### Exercise objective
Everything from the first line down to the line containing "const yTickLabels = [0, 10, 20, 30, 40, 50];" should be reproduced exactly; please include nothing else.

### Data supplied
══════════
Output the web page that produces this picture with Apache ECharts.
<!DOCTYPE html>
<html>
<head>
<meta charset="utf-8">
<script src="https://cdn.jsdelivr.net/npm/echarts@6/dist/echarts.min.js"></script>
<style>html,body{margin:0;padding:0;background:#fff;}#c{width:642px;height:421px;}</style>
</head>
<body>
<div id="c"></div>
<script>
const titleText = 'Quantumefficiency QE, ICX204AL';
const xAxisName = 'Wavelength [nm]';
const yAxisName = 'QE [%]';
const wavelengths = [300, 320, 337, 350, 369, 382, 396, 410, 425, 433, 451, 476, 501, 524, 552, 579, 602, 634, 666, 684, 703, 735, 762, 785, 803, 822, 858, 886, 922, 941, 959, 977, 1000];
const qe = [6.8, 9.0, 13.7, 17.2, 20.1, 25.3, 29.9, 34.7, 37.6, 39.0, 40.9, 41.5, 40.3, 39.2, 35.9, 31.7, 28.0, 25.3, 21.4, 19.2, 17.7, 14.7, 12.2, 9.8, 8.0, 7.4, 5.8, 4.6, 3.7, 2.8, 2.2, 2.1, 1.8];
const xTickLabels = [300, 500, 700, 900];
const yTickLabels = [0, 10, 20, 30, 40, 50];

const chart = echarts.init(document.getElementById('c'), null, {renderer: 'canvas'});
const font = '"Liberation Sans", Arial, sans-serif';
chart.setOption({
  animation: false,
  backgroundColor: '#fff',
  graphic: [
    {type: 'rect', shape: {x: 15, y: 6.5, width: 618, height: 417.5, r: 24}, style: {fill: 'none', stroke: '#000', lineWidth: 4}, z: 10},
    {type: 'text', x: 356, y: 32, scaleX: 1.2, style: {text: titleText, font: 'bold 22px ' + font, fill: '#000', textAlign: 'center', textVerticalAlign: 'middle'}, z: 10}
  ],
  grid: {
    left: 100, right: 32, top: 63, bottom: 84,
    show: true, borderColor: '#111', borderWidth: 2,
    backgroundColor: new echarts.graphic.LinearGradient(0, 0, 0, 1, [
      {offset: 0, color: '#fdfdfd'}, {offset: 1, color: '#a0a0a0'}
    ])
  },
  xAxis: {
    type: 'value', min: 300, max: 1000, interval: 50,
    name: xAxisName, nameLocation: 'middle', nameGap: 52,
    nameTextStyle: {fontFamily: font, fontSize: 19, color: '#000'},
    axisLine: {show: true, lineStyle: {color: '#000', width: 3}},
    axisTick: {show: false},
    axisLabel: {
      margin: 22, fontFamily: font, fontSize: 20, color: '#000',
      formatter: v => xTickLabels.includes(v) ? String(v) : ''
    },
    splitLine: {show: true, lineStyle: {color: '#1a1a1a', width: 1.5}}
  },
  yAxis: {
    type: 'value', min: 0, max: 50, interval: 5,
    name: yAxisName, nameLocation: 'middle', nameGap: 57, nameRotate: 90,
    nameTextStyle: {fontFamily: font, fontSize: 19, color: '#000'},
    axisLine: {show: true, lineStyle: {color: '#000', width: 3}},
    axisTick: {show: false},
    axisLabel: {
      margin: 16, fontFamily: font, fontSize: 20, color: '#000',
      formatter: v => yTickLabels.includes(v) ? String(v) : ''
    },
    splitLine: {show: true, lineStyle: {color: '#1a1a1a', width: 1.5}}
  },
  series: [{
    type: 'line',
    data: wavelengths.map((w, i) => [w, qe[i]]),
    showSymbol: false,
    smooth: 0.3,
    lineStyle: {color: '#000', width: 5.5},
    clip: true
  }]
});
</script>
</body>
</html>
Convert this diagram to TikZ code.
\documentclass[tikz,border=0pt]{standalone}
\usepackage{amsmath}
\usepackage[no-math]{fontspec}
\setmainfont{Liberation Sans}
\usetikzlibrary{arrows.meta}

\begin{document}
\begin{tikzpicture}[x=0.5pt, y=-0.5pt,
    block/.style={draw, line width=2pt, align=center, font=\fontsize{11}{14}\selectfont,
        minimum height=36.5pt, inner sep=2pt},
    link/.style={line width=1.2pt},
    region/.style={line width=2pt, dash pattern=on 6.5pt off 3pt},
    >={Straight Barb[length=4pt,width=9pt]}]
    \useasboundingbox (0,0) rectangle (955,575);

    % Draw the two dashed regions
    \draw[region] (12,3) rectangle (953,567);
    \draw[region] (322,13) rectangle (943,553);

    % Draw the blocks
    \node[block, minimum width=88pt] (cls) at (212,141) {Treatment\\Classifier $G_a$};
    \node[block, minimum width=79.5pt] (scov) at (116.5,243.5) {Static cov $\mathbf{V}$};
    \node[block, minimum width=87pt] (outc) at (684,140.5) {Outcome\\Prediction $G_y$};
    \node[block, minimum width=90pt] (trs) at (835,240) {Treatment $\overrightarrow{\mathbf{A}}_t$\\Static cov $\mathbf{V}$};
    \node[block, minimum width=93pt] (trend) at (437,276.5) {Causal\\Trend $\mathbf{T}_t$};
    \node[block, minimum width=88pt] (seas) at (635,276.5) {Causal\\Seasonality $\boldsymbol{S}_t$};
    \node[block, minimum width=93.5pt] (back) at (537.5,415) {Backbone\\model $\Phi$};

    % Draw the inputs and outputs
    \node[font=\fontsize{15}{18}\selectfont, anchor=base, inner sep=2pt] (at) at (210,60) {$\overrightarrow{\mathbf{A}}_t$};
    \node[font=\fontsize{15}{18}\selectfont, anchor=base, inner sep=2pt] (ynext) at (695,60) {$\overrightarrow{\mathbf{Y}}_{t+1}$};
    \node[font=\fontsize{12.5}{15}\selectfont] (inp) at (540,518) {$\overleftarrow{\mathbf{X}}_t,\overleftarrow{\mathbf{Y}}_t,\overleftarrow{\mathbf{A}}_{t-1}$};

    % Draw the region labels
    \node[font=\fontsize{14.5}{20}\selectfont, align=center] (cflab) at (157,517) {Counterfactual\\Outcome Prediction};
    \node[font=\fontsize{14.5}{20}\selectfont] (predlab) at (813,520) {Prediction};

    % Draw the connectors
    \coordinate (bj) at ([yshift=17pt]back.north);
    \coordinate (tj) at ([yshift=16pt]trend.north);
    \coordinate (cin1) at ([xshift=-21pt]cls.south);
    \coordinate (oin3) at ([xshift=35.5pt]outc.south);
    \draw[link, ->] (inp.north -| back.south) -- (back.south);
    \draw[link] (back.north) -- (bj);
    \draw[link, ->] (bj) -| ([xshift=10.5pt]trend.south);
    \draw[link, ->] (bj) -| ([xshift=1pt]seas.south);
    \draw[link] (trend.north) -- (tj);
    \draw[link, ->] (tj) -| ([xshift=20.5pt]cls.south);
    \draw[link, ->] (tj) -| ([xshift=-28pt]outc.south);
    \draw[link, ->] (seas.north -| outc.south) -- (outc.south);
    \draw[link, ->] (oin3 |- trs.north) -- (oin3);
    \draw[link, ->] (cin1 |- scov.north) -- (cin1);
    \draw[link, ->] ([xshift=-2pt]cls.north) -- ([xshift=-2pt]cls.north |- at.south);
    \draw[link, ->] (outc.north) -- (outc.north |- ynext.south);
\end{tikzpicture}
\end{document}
══════════
### Written answer
Output the web page that produces this picture with Apache ECharts.
<!DOCTYPE html>
<html>
<head>
<meta charset="utf-8">
<script src="https://cdn.jsdelivr.net/npm/echarts@6/dist/echarts.min.js"></script>
<style>html,body{margin:0;padding:0;background:#fff;}#c{width:642px;height:421px;}</style>
</head>
<body>
<div id="c"></div>
<script>
const titleText = 'Quantumefficiency QE, ICX204AL';
const xAxisName = 'Wavelength [nm]';
const yAxisName = 'QE [%]';
const wavelengths = [300, 320, 337, 350, 369, 382, 396, 410, 425, 433, 451, 476, 501, 524, 552, 579, 602, 634, 666, 684, 703, 735, 762, 785, 803, 822, 858, 886, 922, 941, 959, 977, 1000];
const qe = [6.8, 9.0, 13.7, 17.2, 20.1, 25.3, 29.9, 34.7, 37.6, 39.0, 40.9, 41.5, 40.3, 39.2, 35.9, 31.7, 28.0, 25.3, 21.4, 19.2, 17.7, 14.7, 12.2, 9.8, 8.0, 7.4, 5.8, 4.6, 3.7, 2.8, 2.2, 2.1, 1.8];
const xTickLabels = [300, 500, 700, 900];
const yTickLabels = [0, 10, 20, 30, 40, 50];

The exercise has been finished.